Fury by Elizabeth Miles

Fury by Elizabeth Miles
First published by Simon Pulse in 2011 (this edition is an e-Galley, courtesy of the S&S Galley Grab programme)

Book #1 in The Fury Trilogy

Description (from Goodreads)
Sometimes sorry isn't enough....                                It’s winter break in Ascension, Maine. The snow is falling and everything looks pristine and peaceful. But not all is as it seems...
Between cozy traditions and parties with her friends, Emily loves the holidays. And this year’s even better--the guy she’s been into for months is finally noticing her. But Em knows if she starts things with him, there’s no turning back. Because his girlfriend is Em’s best friend.
On the other side of town, Chase is having problems of his own. The stress of his home life is starting to take its toll, and his social life is unraveling. But that’s nothing compared to what’s really haunting him. Chase has done something cruel...something the perfect guy he pretends to be would never do. And it’s only a matter of time before he’s exposed.
In Ascension, mistakes can be deadly. And three girls—three beautiful, mysterious girls—are here to choose who will pay.
Em and Chase have been chosen.

My thoughts
Before I got round to reading Fury, I remember that I used to see it everywhere for a while. Reviews, IMM posts (lots of IMM posts) etc. And then it was on Galley Grab. Since Galley Grab is pretty much the only way I can get to read books before their release that is available to people outside the UK and the US (along with NetGalley, of course), I grabbed it. And was I glad I did! (By the way, is it only me who didn't get a September Galley Grab email?)

Anyway, I had read a few reviews of Fury before I started reading it myself and their main characteristic was that they were very mixed. I tend to like it when reviews/ratings are mixed, because then I don't feel the pressure of having to like a certain book, or feeling as if I missed something when I didn't like a book that everyone seems to. In the case of Fury, I am very happy to say that I am on the side of the people who enjoyed it.

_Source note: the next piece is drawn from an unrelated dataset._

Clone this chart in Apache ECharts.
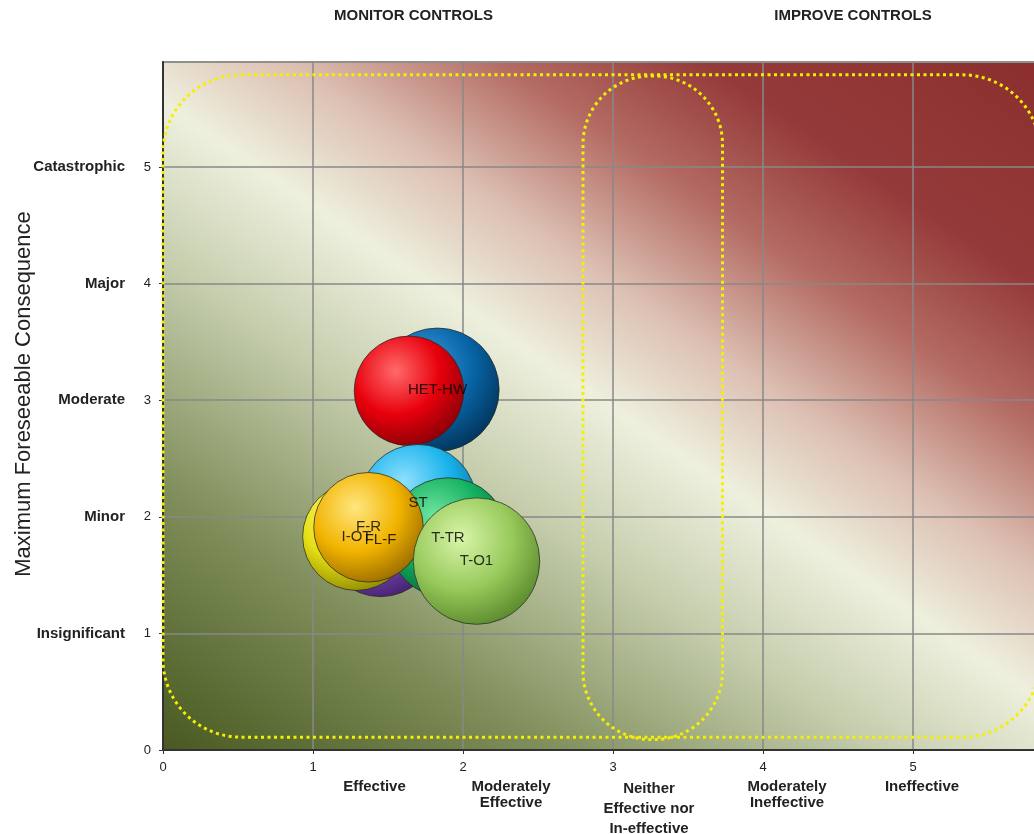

Fury is the story of a group of teenagers, with the main characters, according to the description, being Em and Chase. When I was reading the book, I was under the impression that Em was the main character... Things are definitely happening to Chase, too, but the focus wasn't on him enough to classify him as a main character (in my opinion).

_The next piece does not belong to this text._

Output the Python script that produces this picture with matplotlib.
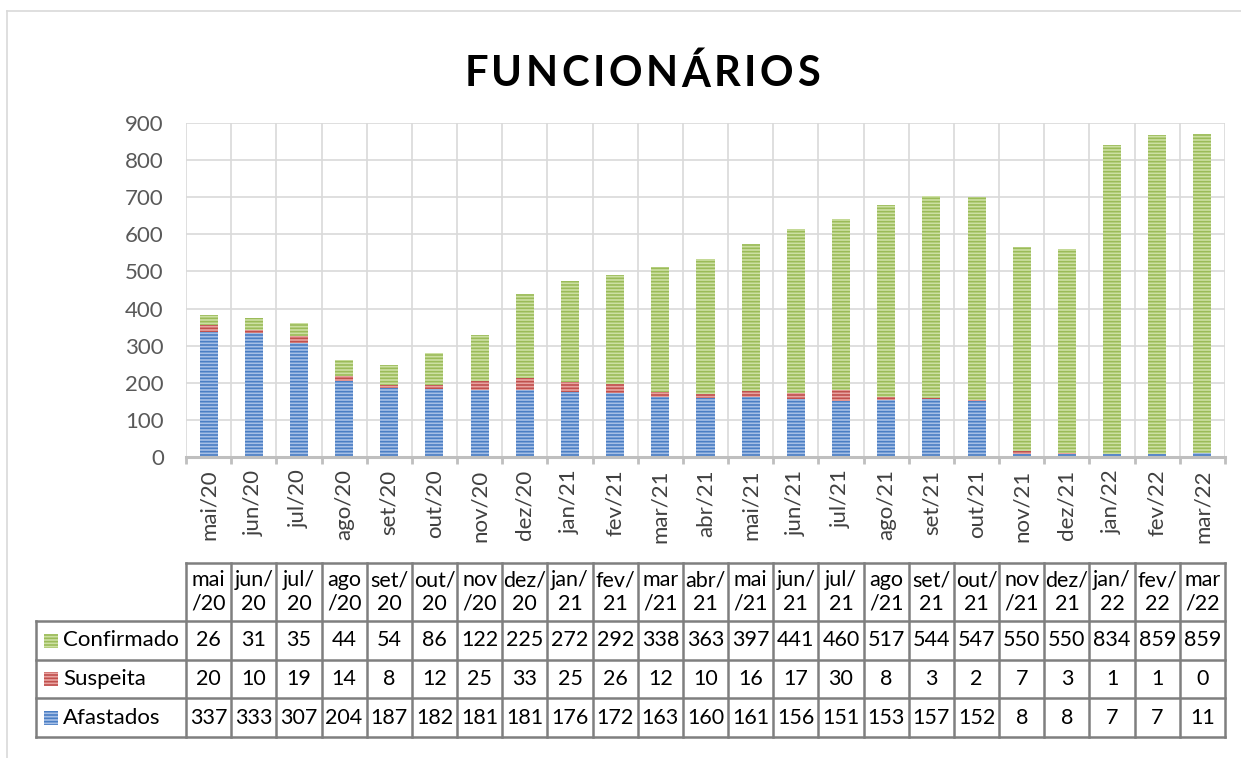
import matplotlib.pyplot as plt
import numpy as np
from matplotlib.patches import Rectangle
from matplotlib.lines import Line2D

plt.rcParams['font.family'] = ['Lato', 'DejaVu Sans']
plt.rcParams['hatch.linewidth'] = 1.2

meses = ['mai/20', 'jun/20', 'jul/20', 'ago/20', 'set/20', 'out/20', 'nov/20', 'dez/20',
         'jan/21', 'fev/21', 'mar/21', 'abr/21', 'mai/21', 'jun/21', 'jul/21', 'ago/21',
         'set/21', 'out/21', 'nov/21', 'dez/21', 'jan/22', 'fev/22', 'mar/22']
# cabeçalho da tabela, quebrado como no Excel
cabecalho = ['mai\n/20', 'jun/\n20', 'jul/\n20', 'ago\n/20', 'set/\n20', 'out/\n20', 'nov\n/20',
             'dez/\n20', 'jan/\n21', 'fev/\n21', 'mar\n/21', 'abr/\n21', 'mai\n/21', 'jun/\n21',
             'jul/\n21', 'ago\n/21', 'set/\n21', 'out/\n21', 'nov\n/21', 'dez/\n21', 'jan/\n22',
             'fev/\n22', 'mar\n/22']
confirmado = [26, 31, 35, 44, 54, 86, 122, 225, 272, 292, 338, 363, 397, 441, 460, 517,
              544, 547, 550, 550, 834, 859, 859]
suspeita = [20, 10, 19, 14, 8, 12, 25, 33, 25, 26, 12, 10, 16, 17, 30, 8, 3, 2, 7, 3, 1, 1, 0]
afastados = [337, 333, 307, 204, 187, 182, 181, 181, 176, 172, 163, 160, 161, 156, 151, 153,
             157, 152, 8, 8, 7, 7, 11]

# (face, listras)
cor_af = ('#a6bfe6', '#4a7ec4')
cor_su = ('#e8a3a1', '#c0504d')
cor_co = ('#cde0a3', '#9bbb59')

W, H = 1241, 758
fig = plt.figure(figsize=(W / 100, H / 100), dpi=100)

x = np.arange(len(meses))
af = np.array(afastados)
su = np.array(suspeita)
co = np.array(confirmado)

ax = fig.add_axes([186 / W, 1 - 457 / H, 1039 / W, 334 / H])
ax.bar(x, af, width=0.4, color=cor_af[0], edgecolor=cor_af[1], hatch='-----', lw=0, zorder=3)
ax.bar(x, su, bottom=af, width=0.4, color=cor_su[0], edgecolor=cor_su[1], hatch='-----', lw=0, zorder=3)
ax.bar(x, co, bottom=af + su, width=0.4, color=cor_co[0], edgecolor=cor_co[1], hatch='-----', lw=0, zorder=3)

ax.set_xlim(-0.5, len(meses) - 0.5)
ax.set_ylim(0, 900)
ax.set_yticks(np.arange(0, 901, 100))
ax.set_xticks(x)
ax.set_xticklabels(meses, rotation=90, fontsize=16, color='#404040')
ax.set_xticks(np.arange(-0.5, len(meses), 1), minor=True)
ax.tick_params(axis='x', which='major', length=0, pad=9)
ax.tick_params(axis='x', which='minor', length=5, width=2, color='#bfbfbf')
ax.tick_params(axis='y', length=0, pad=16, labelsize=16, labelcolor='#595959')
ax.grid(axis='y', color='#d9d9d9', lw=1.2, zorder=0)
ax.grid(axis='x', which='minor', color='#d9d9d9', lw=1.2, zorder=0)
for s in ['top', 'right', 'left']:
    ax.spines[s].set_visible(False)
ax.spines['bottom'].set_color('#bfbfbf')
ax.spines['bottom'].set_linewidth(2.2)
ax.spines['bottom'].set_zorder(4)

# tabela de dados
cw = 1039 / len(meses)
L = (186 - 36) / cw
xl = -0.5 - L
xr = len(meses) - 0.5
tb = fig.add_axes([36 / W, 1 - 737 / H, 1189 / W, 174 / H])
tb.set_xlim(xl, xr)
tb.set_ylim(737, 563)
tb.axis('off')

lc = '#7f7f7f'
lw = 1.8
fs = 15.5
linhas = [621, 660, 698, 737]
tb.plot([-0.5, xr], [563, 563], color=lc, lw=lw, clip_on=False)
for yy in linhas:
    tb.plot([xl, xr], [yy, yy], color=lc, lw=lw, clip_on=False)
for b in np.arange(-0.5, len(meses), 1):
    tb.plot([b, b], [563, 737], color=lc, lw=lw, clip_on=False)
tb.plot([xl, xl], [621, 737], color=lc, lw=lw, clip_on=False)

for i, h in enumerate(cabecalho):
    tb.text(i, 592, h, ha='center', va='center', fontsize=fs, linespacing=1.2, color='black')

series = [('Confirmado', confirmado, cor_co), ('Suspeita', suspeita, cor_su), ('Afastados', afastados, cor_af)]
centros = [640.5, 679, 717.5]
for (nome, vals, cor), yc in zip(series, centros):
    tb.add_patch(Rectangle((xl + 8 / cw, yc - 7), 14 / cw, 14, facecolor=cor[0], edgecolor=cor[1],
                           hatch='-----', lw=0, clip_on=False))
    tb.text(xl + 27 / cw, yc, nome, ha='left', va='center', fontsize=16, color='black')
    for i, v in enumerate(vals):
        tb.text(i, yc, str(v), ha='center', va='center', fontsize=fs, color='black')

# título com espaçamento entre letras
titulo = 'FUNCIONÁRIOS'
r = fig.canvas.get_renderer()
larg = []
for ch in titulo:
    t = fig.text(0, 0, ch, fontsize=30, fontweight='bold')
    larg.append(t.get_window_extent(r).width)
    t.remove()
esp = 3.5
total = sum(larg) + esp * (len(titulo) - 1)
px = 642 - total / 2
for ch, w in zip(titulo, larg):
    fig.text(px / W, 1 - 74 / H, ch, ha='left', va='center', fontsize=30, fontweight='bold', color='black')
    px += w + esp

# moldura do gráfico
fig.add_artist(Line2D([7 / W, 1], [1 - 11 / H, 1 - 11 / H], color='#d9d9d9', lw=1.2))
fig.add_artist(Line2D([7 / W, 7 / W], [0, 1 - 11 / H], color='#d9d9d9', lw=1.2))

fig.savefig('out.png', dpi=100)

The actual storyline itself rather surprised me. The title should have given me a clue as to what it was about, but never did I think of the Furies (Erinyes) of Greek Mythology. (It was pretty obvious, but I probably just couldn't see it.) The fact remains that weird things are happening in Em's hometown of Ascension, starting with a teenage girl who decided to try and end her life by jumping off a bridge and continuing with the appearance of three mysterious girls, who no-one knows where they came from. And they always seem to appear whenever something weird is actually happening; they're never too far away.

I found the writing in this book to be superb! The choice of words and the sentence building was so good, that I kept reading and reading and reading, without realising how many pages I had actually read, and I ended up finishing Fury in just a few hours. (Which is really good considering I was reading from my computer screen.) The characters were well developed, though not particularly nice. Each one of them, excepting a couple of "secondary characters", had some sort of irritating quality. Em, for example, was very selfish, a little immature and quite self-delusional, but, by the end, you could see that her heart was in the right place (most of the time).

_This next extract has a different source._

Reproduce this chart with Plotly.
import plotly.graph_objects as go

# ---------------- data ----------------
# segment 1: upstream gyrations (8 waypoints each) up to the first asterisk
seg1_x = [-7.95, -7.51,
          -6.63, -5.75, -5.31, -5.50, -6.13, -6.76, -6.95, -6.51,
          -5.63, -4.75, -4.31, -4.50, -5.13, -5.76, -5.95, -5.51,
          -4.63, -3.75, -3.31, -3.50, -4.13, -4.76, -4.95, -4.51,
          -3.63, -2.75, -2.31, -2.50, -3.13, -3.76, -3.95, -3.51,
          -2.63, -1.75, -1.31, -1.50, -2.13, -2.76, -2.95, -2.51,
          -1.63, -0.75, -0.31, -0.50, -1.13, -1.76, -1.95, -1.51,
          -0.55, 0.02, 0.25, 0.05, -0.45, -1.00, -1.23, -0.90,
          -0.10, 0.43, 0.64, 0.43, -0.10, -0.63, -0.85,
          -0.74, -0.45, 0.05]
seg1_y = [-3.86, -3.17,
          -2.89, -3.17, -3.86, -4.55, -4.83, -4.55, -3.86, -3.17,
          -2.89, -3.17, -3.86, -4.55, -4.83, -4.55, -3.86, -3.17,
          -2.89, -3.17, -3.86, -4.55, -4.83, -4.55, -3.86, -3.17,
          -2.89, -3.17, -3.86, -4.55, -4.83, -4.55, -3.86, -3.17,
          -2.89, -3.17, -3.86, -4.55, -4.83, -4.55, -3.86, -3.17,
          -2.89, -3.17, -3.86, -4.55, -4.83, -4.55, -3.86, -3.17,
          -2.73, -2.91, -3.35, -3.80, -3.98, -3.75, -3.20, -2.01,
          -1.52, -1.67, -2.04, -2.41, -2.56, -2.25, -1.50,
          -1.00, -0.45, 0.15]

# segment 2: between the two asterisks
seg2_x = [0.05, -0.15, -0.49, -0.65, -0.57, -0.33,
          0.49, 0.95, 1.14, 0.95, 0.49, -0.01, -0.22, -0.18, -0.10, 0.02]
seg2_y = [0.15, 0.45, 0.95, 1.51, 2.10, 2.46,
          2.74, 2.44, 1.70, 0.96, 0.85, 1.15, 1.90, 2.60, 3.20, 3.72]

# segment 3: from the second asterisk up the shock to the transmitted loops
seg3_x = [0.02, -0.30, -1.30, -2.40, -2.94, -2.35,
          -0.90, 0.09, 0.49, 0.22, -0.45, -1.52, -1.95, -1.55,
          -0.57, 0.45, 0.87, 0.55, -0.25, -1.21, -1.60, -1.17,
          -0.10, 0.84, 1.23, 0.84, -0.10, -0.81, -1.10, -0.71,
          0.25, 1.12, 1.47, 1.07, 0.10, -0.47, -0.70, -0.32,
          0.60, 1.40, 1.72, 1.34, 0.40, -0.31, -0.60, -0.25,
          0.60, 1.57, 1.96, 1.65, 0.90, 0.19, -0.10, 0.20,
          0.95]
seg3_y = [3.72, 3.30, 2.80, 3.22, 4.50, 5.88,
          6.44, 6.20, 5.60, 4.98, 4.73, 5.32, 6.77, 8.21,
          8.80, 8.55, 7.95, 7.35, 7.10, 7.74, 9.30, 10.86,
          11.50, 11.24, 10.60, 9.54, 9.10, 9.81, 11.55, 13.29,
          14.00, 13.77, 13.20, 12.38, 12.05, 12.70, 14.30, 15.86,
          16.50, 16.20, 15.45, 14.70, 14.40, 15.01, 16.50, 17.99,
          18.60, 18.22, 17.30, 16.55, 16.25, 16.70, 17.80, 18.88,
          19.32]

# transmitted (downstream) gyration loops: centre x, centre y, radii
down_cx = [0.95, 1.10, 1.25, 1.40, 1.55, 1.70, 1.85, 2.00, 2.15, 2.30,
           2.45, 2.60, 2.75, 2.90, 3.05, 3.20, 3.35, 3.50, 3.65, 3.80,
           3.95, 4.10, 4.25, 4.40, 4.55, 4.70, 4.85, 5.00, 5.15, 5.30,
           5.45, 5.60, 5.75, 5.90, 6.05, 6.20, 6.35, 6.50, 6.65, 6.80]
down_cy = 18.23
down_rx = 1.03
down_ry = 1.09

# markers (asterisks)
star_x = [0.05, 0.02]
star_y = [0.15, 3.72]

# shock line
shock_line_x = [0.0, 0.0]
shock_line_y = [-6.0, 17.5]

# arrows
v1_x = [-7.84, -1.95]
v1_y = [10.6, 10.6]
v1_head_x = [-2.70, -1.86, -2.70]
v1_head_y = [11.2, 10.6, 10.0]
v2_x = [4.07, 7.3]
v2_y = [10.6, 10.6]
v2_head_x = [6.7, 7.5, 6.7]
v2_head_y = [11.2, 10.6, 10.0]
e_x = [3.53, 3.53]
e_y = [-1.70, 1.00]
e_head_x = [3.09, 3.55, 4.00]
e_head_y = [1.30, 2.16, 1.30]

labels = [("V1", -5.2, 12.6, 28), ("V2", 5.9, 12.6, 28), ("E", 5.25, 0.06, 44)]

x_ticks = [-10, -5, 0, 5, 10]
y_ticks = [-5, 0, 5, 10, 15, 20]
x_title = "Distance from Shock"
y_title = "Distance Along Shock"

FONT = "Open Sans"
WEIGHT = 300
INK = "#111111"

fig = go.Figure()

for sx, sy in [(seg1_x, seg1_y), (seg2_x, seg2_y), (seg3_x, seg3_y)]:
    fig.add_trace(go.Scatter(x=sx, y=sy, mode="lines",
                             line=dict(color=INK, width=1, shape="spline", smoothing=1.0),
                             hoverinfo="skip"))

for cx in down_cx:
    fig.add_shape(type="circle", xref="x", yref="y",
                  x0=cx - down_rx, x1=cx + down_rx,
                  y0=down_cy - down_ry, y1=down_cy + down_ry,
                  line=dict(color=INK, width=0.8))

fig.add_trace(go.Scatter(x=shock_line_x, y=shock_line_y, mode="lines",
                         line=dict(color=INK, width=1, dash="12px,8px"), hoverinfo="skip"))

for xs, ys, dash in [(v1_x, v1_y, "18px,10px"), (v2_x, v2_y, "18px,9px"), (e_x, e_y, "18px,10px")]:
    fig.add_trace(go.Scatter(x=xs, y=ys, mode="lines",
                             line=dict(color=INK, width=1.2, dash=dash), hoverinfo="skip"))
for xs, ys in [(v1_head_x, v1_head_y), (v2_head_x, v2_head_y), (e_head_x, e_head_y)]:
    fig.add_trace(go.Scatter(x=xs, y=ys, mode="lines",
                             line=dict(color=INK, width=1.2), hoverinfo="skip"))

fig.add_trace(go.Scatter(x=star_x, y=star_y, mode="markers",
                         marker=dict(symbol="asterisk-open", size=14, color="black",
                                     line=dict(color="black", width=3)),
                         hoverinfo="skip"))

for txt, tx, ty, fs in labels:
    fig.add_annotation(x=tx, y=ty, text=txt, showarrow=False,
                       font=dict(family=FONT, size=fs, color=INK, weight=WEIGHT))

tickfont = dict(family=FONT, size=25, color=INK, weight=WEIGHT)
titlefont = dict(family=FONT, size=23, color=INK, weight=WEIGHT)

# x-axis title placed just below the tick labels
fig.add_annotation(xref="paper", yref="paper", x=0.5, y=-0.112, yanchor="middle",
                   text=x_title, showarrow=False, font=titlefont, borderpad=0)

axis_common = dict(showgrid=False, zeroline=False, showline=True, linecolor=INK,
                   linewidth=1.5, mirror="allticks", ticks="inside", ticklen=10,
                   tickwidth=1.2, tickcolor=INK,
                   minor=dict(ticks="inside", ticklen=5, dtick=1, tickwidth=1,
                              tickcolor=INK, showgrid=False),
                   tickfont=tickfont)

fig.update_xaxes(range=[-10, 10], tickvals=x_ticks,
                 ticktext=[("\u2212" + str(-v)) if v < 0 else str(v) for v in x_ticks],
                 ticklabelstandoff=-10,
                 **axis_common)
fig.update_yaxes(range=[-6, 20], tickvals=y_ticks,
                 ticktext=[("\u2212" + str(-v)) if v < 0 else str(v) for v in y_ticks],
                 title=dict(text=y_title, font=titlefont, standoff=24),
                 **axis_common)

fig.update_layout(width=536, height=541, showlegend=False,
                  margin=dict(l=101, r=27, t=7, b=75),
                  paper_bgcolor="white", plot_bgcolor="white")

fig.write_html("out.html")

Some of the things that happened in this book shocked me. In the sense that I really was not expecting them to happen. And that they were also rather sudden in happening, with limited build-up to the event. But I suppose that is what the author was trying to do; present us with events we didn't think would happen and shock us.

All in all, Fury is a book that I am definitely going to be buying when it comes out in paperback and one that I think is worth reading. If you want to look up some different opinions about this book, then just check its Goodreads page. Looking forward to reading the next two books in the trilogy!

Rating: 8/10

Elizabeth Miles grew up in a city/town not very far from New York City. She has a degree from Boston University and has worked ever since as a journalist for an alternative newsweekly. Fury is her first novel. You can find out more about Elizabeth Miles from her official website/blog.

Read for the: 100 Books In A Year Challenge 2011, 1st In A Series Challenge


  1. Glad you liked Fury!I on the other hand am with those who didn't like it as much...
    Galley Grab has stopped though from what I hear :(
    Simon&Schuster joined NetGalley so you can check their releases there now.

  2. Fury is in an awful lot of IMMs, isn't it? I think I must see it at least every fortnight.

    I like mixed reviews, too. It never occurred to me that it'd take the pressure off, but I guess you're right :P

    Sounds like a very good book, I'll keep my eyes open for it :)

  3. I was wondering about the Galley Grab email as well... Anna, I did not realize they joined NetGalley which is great because their format annoyed me, but on the other hand I guess we can be rejected for reviews now... :(

    Sorry for getting off topic there... Glad you enjoyed this one, Phanee! I love it when things happen when you did not see them coming. Must add this one to my to-read list!

  4. I've been wondering if to read this one, or not, since I've heard so many different opinions about this one. But guess I need to check this out :)

  5. The calculating and manipulative powers of their tormentors are made starkly and terrifyingly clear as the novel spirals toward its devastating conclusion. Miles lays a strong groundwork for her mythology, immersing readers in the fear and uncertainty of a trapped animal as Em and Chase's plight snowballs out of their control. Subtly threatening interjections and foreboding language serve to heighten the impending sense of doom.